When a dimension is added, the resulting axis consists of distinct values rather than all values. Variables which are already “categorical” or “enumerated” will simply use their “categories” or “elements” as the extent. Other variables form their extents from their distinct values.
measures
A set of cube functions to populate each cell of the cube. You can request multiple functions over the same dimensions (such as “cube_mean” and “cube_stddev”) or more commonly just one (like “cube_count”). Each member MUST be a ZZ9 cube function designed for the purpose. See ZZ9 User Guide:Cube Functions for a list of such functions and their arguments.
filters
An array containing references to filters that need to be applied to the dataset before starting the cube calculations. It can be an empty array or null, in which case no filtering will be applied.
weight
A reference to a variable to be used as the weight on all cube operations.
Cube output
Cubes collect columns of measure data in an arbitrary number of dimensions. Multiple measures in the same cube share dimensions, effectively overlaying each other. For example, a cube might contain a “count” measure and a “mean” measure with the same shape:
{
"element": "crunch:cube",
"n": 210,
"missing": 12,
"dimensions": [
{"references": {"name": "A", ...}, "type": {"class": "categorical", "categories": [{"id": 1, ...}, {"id": 2, ...}, {"id": 3, ...}]}},
{"references": {"name": "B", ...}, "type": {"class": "categorical", "categories": [{"id": 11, ...}, {"id": 12, ...}]}}
],
"measures": {
"count": {
"metadata": {"references": {}, "type": {"class": "numeric", "integer": true, ...}},
"data": [10, 20, 30, 40, 50, 60],
"n_missing": 12
},
"mean": {
"metadata": {"references": {}, "type": {"class": "numeric", ...}},
"data": [3.5, 17.8, 9.9, 7.32, 0, 23.4],
"n_missing": 12
}
},
"margins": {
"data": [210],
"0": {"data": [30, 70, 110]},
"1": {"data": [90, 120]}
}
}
dimensions
The “dimensions” member is the most straightforward: an array of variable Definition objects.

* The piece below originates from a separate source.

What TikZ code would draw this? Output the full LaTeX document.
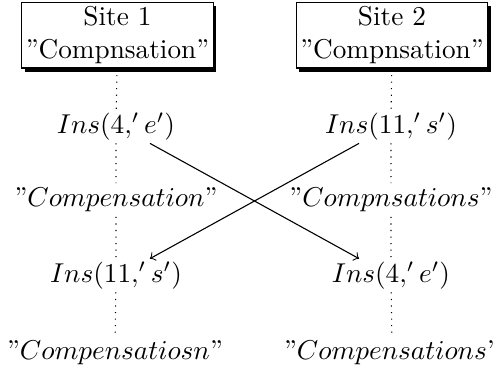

Each one defines an axis of the cube’s output. This may be different from the input dimensions’ definitions. For example, when counting numeric variables, the input dimension might be an expression involving the bin builtin function. Even though the input variable is of type “numeric”, the output dimension would be of type “enum” .
n
The number of rows considered for all measures.
measures
The “measures” member includes one object for each measure. The “metadata” member of each tells you the name, type and other definitions of the measure. The “data” member of each is a flattened array of values for that measure; the dimensions stride into that array in order, with the last dimension varying the fastest. In the example above, the first dimension (“A”) has 3 categories, while “B” has 2; therefore, the “flat” array [10, 20, 30, 40, 50, 60] for the “count” measure is interpreted as the “unflattened” array [[10, 20], [30, 40], [50, 60]]. Graphically:
B:11 | B:12 | |
---|---|---|
A:1 | 10 | 20 |
A:2 | 30 | 40 |
A:3 | 50 | 60 |
This is known in NumPy and other domains as “C order” (versus “Fortran order” which would be interpreted as [[10, 30, 50], [20, 40, 60]] instead).
n_missing
The number of rows that are missing for this measure. Because different measures may have different inputs (the column to take the mean of, for example, or weighted versus unweighted), this number may vary from one measure to another even though the total “n” is the same for all.
margins
The “margins” member is optional. When present, it is a tree of nested margins with one level of depth for each dimension. At the top, we always include the “grand total” for all dimensions. Then, we include a branch for each axis we “unroll”. So, for example, for a 3-dimensional cube of X, Y, and Z, the margins member might contain:
{
"margins": {
"data": [4526],
"0": {
"data": [1755, 2771],
"1": {"data": [
[601, 370, 322, 269, 147, 46],
[332, 215, 596, 523, 437, 668]
]},
"2": {"data": [[1198, 557], [1493, 1278]]}
},
"1": {
"data": [933, 585, 918, 792, 584, 714],
"0": {"data": [
[601, 370, 322, 269, 147, 46],
[332, 215, 596, 523, 437, 668]
]},
"2": {"data": [
[825, 108], [560, 25], [325, 593],
[417, 375], [191, 393], [373, 341]
]}
},
"2": {
"data": [2691, 1835],
"0": {"data": [[1198, 557], [1493, 1278]]},
"1": {"data": [
[825, 108], [560, 25], [325, 593],
[417, 375], [191, 393], [373, 341]
]}
}
}
Again, each branch in the tree is an axis we “unroll” from the grand total. So margins[0][2] contains the margin where X (axis 0) and Z (axis 2) are unrolled, and only Y (axis 1) is still “rolled up”.